Die Beratungsstelle Kompass Kirchheim definiert sexuellen Missbrauch „als jede sexuelle Handlung, die an oder vor einem Kind oder Jugendlichen entweder gegen den Willen des Kindes vorgenommen wird oder der das Kind aufgrund körperlicher, psychischer, kognitiver oder sprachlicher Unterlegenheit nicht wissentlich zustimmen kann. Der Täter nutzt seine Macht- und Autoritätsposition aus, um seine eigenen Bedürfnisse auf Kosten des Kindes zu befriedigen“.
Professor Jost Bauer hat die Kirchheimer Beratungsstelle und den dazugehörigen Verein vor 30 Jahren mitbegründet. Der mittlerweile 82-Jährige war als Jurist tätigt und an der evangelischen Hochschule Ludwigsburg Professor für Recht der Sozialpädagogik mit dem Arbeitsschwerpunkt Kinder- und Jugendhilfe.
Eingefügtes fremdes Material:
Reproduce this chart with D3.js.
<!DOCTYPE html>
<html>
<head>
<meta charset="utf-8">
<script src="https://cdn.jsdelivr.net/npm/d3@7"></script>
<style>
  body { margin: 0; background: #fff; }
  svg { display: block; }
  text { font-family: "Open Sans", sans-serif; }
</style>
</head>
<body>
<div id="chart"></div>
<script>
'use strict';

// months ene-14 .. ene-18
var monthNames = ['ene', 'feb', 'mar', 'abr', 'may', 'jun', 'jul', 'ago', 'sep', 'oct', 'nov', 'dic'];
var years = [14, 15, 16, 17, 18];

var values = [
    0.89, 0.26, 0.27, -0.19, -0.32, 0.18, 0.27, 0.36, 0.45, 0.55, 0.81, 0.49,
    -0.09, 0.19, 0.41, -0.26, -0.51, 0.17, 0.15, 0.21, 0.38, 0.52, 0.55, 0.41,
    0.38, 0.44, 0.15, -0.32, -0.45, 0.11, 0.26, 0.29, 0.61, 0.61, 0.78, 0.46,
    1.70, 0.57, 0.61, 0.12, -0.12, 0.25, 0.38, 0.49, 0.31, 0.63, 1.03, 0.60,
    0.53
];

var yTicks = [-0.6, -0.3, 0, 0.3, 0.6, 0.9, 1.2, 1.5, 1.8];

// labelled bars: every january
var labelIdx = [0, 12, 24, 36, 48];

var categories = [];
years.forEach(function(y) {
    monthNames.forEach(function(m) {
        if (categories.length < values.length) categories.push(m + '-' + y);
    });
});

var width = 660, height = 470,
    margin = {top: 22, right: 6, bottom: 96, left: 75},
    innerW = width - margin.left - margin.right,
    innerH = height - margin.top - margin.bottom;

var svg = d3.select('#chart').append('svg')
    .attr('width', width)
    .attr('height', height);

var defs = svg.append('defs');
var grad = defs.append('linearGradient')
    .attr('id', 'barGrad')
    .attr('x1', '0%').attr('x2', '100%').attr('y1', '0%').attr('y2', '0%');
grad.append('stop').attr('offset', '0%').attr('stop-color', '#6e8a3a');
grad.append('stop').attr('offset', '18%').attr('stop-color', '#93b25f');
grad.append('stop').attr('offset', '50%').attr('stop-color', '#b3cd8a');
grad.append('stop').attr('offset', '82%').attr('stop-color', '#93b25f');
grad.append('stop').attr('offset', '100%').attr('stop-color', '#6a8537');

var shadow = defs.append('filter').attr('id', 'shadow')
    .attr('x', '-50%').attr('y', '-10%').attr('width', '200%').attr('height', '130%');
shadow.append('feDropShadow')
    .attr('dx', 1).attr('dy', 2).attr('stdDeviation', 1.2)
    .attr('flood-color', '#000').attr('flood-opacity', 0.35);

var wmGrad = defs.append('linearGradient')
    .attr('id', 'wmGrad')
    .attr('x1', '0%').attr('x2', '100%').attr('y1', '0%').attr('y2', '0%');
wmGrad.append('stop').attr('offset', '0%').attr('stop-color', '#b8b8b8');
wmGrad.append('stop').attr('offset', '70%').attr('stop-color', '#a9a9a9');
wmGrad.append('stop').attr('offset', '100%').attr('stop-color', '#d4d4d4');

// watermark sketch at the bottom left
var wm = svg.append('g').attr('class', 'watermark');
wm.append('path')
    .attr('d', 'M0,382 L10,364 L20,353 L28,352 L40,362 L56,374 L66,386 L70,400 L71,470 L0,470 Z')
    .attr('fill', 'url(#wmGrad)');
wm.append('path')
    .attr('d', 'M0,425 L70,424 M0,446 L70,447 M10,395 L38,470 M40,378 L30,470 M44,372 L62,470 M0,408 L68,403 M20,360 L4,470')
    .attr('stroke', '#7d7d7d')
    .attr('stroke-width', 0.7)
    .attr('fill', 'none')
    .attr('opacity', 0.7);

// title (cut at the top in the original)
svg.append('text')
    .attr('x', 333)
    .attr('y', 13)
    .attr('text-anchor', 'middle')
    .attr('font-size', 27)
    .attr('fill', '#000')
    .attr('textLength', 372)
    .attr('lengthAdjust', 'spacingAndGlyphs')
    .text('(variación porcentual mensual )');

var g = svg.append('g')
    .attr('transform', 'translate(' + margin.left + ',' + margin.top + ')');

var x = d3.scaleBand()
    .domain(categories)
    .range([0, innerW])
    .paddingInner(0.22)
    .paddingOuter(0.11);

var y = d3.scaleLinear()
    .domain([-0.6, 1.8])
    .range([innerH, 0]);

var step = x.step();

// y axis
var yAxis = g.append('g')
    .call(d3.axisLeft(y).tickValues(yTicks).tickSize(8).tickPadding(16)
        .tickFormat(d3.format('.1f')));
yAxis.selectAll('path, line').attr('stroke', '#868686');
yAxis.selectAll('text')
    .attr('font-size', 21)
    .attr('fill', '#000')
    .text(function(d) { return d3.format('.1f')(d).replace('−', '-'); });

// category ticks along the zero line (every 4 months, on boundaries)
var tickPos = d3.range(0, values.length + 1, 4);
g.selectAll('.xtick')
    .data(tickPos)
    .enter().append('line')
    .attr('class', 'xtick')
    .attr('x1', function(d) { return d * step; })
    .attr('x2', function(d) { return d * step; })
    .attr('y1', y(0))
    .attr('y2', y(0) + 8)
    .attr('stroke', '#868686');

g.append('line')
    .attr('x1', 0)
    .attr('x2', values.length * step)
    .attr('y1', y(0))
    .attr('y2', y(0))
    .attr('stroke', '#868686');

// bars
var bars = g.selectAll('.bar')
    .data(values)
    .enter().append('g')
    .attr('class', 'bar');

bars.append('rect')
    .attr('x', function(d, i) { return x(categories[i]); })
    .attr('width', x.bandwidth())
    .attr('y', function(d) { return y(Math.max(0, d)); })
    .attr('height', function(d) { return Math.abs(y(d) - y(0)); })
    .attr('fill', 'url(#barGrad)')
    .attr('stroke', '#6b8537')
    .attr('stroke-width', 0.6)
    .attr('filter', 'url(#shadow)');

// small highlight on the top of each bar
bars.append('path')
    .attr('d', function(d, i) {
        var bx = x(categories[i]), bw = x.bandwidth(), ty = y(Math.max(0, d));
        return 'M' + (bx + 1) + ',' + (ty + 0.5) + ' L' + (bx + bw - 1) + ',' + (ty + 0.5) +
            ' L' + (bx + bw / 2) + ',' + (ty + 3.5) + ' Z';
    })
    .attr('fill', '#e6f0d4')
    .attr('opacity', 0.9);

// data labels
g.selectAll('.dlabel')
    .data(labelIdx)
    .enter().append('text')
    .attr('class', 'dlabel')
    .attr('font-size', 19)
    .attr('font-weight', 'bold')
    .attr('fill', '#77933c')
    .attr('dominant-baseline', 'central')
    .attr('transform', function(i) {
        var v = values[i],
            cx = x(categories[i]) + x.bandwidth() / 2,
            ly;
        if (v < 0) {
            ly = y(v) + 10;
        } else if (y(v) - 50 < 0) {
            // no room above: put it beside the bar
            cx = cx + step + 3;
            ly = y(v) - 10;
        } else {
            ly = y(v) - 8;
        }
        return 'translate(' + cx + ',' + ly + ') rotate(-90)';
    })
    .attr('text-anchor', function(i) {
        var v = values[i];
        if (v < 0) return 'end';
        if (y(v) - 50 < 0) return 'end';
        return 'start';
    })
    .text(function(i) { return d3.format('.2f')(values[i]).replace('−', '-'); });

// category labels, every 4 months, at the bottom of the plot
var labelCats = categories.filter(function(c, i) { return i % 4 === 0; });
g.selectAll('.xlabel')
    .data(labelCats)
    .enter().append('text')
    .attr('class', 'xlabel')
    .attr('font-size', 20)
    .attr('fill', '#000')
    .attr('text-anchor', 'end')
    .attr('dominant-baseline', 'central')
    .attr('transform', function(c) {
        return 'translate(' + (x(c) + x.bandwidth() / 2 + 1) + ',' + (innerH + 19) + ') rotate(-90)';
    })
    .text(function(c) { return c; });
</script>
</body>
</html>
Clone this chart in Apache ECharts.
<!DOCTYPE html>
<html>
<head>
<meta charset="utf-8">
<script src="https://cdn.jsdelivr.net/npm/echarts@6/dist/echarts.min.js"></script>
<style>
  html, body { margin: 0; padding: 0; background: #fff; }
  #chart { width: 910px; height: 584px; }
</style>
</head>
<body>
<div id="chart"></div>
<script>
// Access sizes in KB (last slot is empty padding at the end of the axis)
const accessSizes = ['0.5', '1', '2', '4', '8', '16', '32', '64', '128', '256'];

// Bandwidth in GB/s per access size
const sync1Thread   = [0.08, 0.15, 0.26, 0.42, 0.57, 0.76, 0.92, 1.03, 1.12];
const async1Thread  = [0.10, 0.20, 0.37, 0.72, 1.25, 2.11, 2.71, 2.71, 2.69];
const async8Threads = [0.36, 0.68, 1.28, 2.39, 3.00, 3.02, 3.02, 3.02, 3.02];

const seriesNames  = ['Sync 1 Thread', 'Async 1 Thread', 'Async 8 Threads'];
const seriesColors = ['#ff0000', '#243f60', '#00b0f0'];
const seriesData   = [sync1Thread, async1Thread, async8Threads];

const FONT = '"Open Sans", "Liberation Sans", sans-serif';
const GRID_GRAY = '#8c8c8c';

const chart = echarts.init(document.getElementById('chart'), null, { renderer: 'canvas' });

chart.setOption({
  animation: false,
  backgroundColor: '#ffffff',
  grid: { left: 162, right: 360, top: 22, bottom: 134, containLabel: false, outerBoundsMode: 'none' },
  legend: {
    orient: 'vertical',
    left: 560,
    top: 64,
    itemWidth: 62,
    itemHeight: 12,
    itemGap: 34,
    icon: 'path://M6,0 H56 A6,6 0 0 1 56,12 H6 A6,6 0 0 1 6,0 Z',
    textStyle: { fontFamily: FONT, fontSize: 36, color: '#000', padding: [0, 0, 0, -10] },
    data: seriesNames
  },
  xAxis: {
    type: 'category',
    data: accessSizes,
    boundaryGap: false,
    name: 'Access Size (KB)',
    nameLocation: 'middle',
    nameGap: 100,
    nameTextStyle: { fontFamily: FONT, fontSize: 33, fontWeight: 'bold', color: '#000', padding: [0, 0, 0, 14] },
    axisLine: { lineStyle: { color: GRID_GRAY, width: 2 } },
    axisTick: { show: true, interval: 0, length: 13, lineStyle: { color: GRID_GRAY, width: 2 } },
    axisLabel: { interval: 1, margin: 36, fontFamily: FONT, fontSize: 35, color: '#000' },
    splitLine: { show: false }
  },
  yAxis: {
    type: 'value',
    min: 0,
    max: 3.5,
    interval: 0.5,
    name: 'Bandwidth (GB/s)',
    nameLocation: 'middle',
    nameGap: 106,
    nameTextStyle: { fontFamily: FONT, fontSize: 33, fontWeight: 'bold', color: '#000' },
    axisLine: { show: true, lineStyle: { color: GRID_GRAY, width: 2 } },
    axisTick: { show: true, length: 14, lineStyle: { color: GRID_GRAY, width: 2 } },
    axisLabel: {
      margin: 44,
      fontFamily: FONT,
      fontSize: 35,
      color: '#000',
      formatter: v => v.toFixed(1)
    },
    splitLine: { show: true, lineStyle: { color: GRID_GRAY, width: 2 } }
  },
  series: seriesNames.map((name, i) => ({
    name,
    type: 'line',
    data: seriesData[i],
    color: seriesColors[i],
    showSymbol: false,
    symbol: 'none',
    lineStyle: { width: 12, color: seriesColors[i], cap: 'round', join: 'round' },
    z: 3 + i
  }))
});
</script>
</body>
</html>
Bis vor Kurzem war er als zweiter Vorsitzender bei Kompass, nun zieht er sich aus der aktuellen Arbeit von Kompass zurück und tritt ein wenig kürzer. Seine Aufgabe bei Kompass sah er darin, „ein Versuch der Enttabuisierung hin zu einer Kultur des Hinschauens“ zu schaffen. Im Vordergrund der Beratungsarbeit stand und steht die Unterstützung Betroffener, aber auch Beschuldigter. Das Aufgabenspektrum der Fachkräfte der Kompass-Beratungsstelle beinhaltet darüber hinaus Beratungs- und Fortbildungsangebote für Fachkräfte unterschiedlicher Berufsgruppen sowie verschiedene Präventionsangebote. Professor Jost Bauer war es immer wichtig, das Thema „raus aus der dunklen Ecken zu bekommen und zu enttabuisieren“. Denn wenn sexuelle Übergriffe im öffentlichen Raum stattfinden würden, dann sei es kein Tabu-Thema, aber wenn dies innerhalb der Familie geschehe, wären massive Scham und Schuldgefühle aufseiten der Kinder und Mädchen vorhanden.